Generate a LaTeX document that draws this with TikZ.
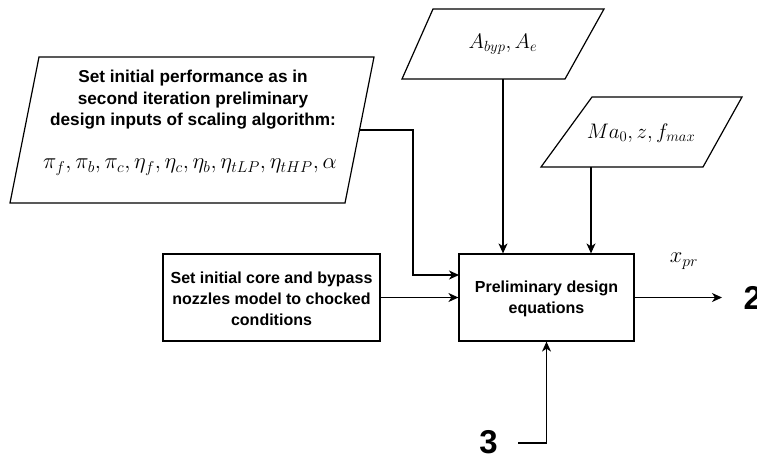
\RequirePackage{fix-cm}
\documentclass[tikz,border=0pt]{standalone}
\usepackage{fontspec}
\setmainfont{Liberation Sans}
\usetikzlibrary{arrows.meta}
\begin{document}
\begin{tikzpicture}[x=1pt,y=-1pt,line width=1.2pt,
  box/.style={draw,line width=1.2pt,inner sep=0pt},
  txt/.style={font=\fontsize{16}{21}\selectfont\bfseries,align=center,inner sep=0pt},
  bigtxt/.style={font=\fontsize{17.2}{21.5}\selectfont\bfseries,align=center,inner sep=0pt},
  mth/.style={font=\fontsize{22.5}{26}\selectfont,inner sep=0pt},
  smth/.style={font=\fontsize{21}{25}\selectfont,inner sep=0pt},
  arr/.style={-{Stealth[length=10pt,width=9pt,inset=3pt]}},
  bignum/.style={font=\fontsize{33}{36}\selectfont\bfseries,inner sep=0pt}]
\useasboundingbox (0,0) rectangle (757,459);

% input parallelogram (performance)
\draw (39,57) -- (374,57) -- (345,203) -- (10,203) -- cycle;
\node[bigtxt] (perfT) at (193,100) {Set initial performance as in\\second iteration preliminary\\design inputs of scaling algorithm:};
\node[mth] (perfM) at (190,167) {$\pi_f,\pi_b,\pi_c,\eta_f,\eta_c,\eta_b,\eta_{tLP},\eta_{tHP},\alpha$};
\coordinate (perfOut) at (359.5,130);
\coordinate (perfBend) at (413,130);

% A_byp parallelogram
\draw (433,9) -- (604,9) -- (565,79) -- (402,79) -- cycle;
\node[smth] (abyp) at (503,44) {$A_{byp},A_e$};
\coordinate (abypOut) at (503,79);

% Ma0 parallelogram
\draw (592,97) -- (742,97) -- (703,167) -- (541,167) -- cycle;
\node[smth] (ma) at (641,133) {$Ma_0,z,f_{max}$};
\coordinate (maOut) at (591,167);

% boxes
\node[box,minimum width=217pt,minimum height=87pt] (noz) at (271.5,297.5) {};
\node[txt] (nozT) at (271.5,299) {Set initial core and bypass\\nozzles model to chocked\\conditions};
\node[box,minimum width=175pt,minimum height=87pt] (prelim) at (546.5,297.5) {};
\node[txt] (prelimT) at (546.5,299) {Preliminary design\\equations};

\coordinate (in1) at (459,275);
\coordinate (outEnd) at (722,297.5);
\node[mth] (xpr) at (684,261) {$x_{pr}$};
\node[bignum,anchor=west] (two) at (743,297.5) {2};
\node[bignum] (three) at (488.5,442) {3};
\coordinate (threeOut) at (518,443);

% connectors
\draw[arr] (perfOut) -- (perfBend) |- (in1);
\draw[arr] (noz.east) -- (prelim.west);
\draw[arr] (abypOut) -- (abypOut |- prelim.north);
\draw[arr] (maOut) -- (maOut |- prelim.north);
\draw[arr] (prelim.east) -- (outEnd);
\draw[arr] (threeOut) -| (prelim.south);
\end{tikzpicture}
\end{document}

-*-

_PROBLEM DESCRIPTION_: Copy every line of the data word for word, omitting the images.

_RESPONSE TO THIS EXERCISE_:
Generate a LaTeX document that draws this with TikZ.
\RequirePackage{fix-cm}
\documentclass[tikz,border=0pt]{standalone}
\usepackage{fontspec}
\setmainfont{Liberation Sans}
\usetikzlibrary{arrows.meta}
\begin{document}
\begin{tikzpicture}[x=1pt,y=-1pt,line width=1.2pt,
  box/.style={draw,line width=1.2pt,inner sep=0pt},
  txt/.style={font=\fontsize{16}{21}\selectfont\bfseries,align=center,inner sep=0pt},
  bigtxt/.style={font=\fontsize{17.2}{21.5}\selectfont\bfseries,align=center,inner sep=0pt},
  mth/.style={font=\fontsize{22.5}{26}\selectfont,inner sep=0pt},
  smth/.style={font=\fontsize{21}{25}\selectfont,inner sep=0pt},
  arr/.style={-{Stealth[length=10pt,width=9pt,inset=3pt]}},
  bignum/.style={font=\fontsize{33}{36}\selectfont\bfseries,inner sep=0pt}]
\useasboundingbox (0,0) rectangle (757,459);

% input parallelogram (performance)
\draw (39,57) -- (374,57) -- (345,203) -- (10,203) -- cycle;
\node[bigtxt] (perfT) at (193,100) {Set initial performance as in\\second iteration preliminary\\design inputs of scaling algorithm:};
\node[mth] (perfM) at (190,167) {$\pi_f,\pi_b,\pi_c,\eta_f,\eta_c,\eta_b,\eta_{tLP},\eta_{tHP},\alpha$};
\coordinate (perfOut) at (359.5,130);
\coordinate (perfBend) at (413,130);

% A_byp parallelogram
\draw (433,9) -- (604,9) -- (565,79) -- (402,79) -- cycle;
\node[smth] (abyp) at (503,44) {$A_{byp},A_e$};
\coordinate (abypOut) at (503,79);

% Ma0 parallelogram
\draw (592,97) -- (742,97) -- (703,167) -- (541,167) -- cycle;
\node[smth] (ma) at (641,133) {$Ma_0,z,f_{max}$};
\coordinate (maOut) at (591,167);

% boxes
\node[box,minimum width=217pt,minimum height=87pt] (noz) at (271.5,297.5) {};
\node[txt] (nozT) at (271.5,299) {Set initial core and bypass\\nozzles model to chocked\\conditions};
\node[box,minimum width=175pt,minimum height=87pt] (prelim) at (546.5,297.5) {};
\node[txt] (prelimT) at (546.5,299) {Preliminary design\\equations};

\coordinate (in1) at (459,275);
\coordinate (outEnd) at (722,297.5);
\node[mth] (xpr) at (684,261) {$x_{pr}$};
\node[bignum,anchor=west] (two) at (743,297.5) {2};
\node[bignum] (three) at (488.5,442) {3};
\coordinate (threeOut) at (518,443);

% connectors
\draw[arr] (perfOut) -- (perfBend) |- (in1);
\draw[arr] (noz.east) -- (prelim.west);
\draw[arr] (abypOut) -- (abypOut |- prelim.north);
\draw[arr] (maOut) -- (maOut |- prelim.north);
\draw[arr] (prelim.east) -- (outEnd);
\draw[arr] (threeOut) -| (prelim.south);
\end{tikzpicture}
\end{document}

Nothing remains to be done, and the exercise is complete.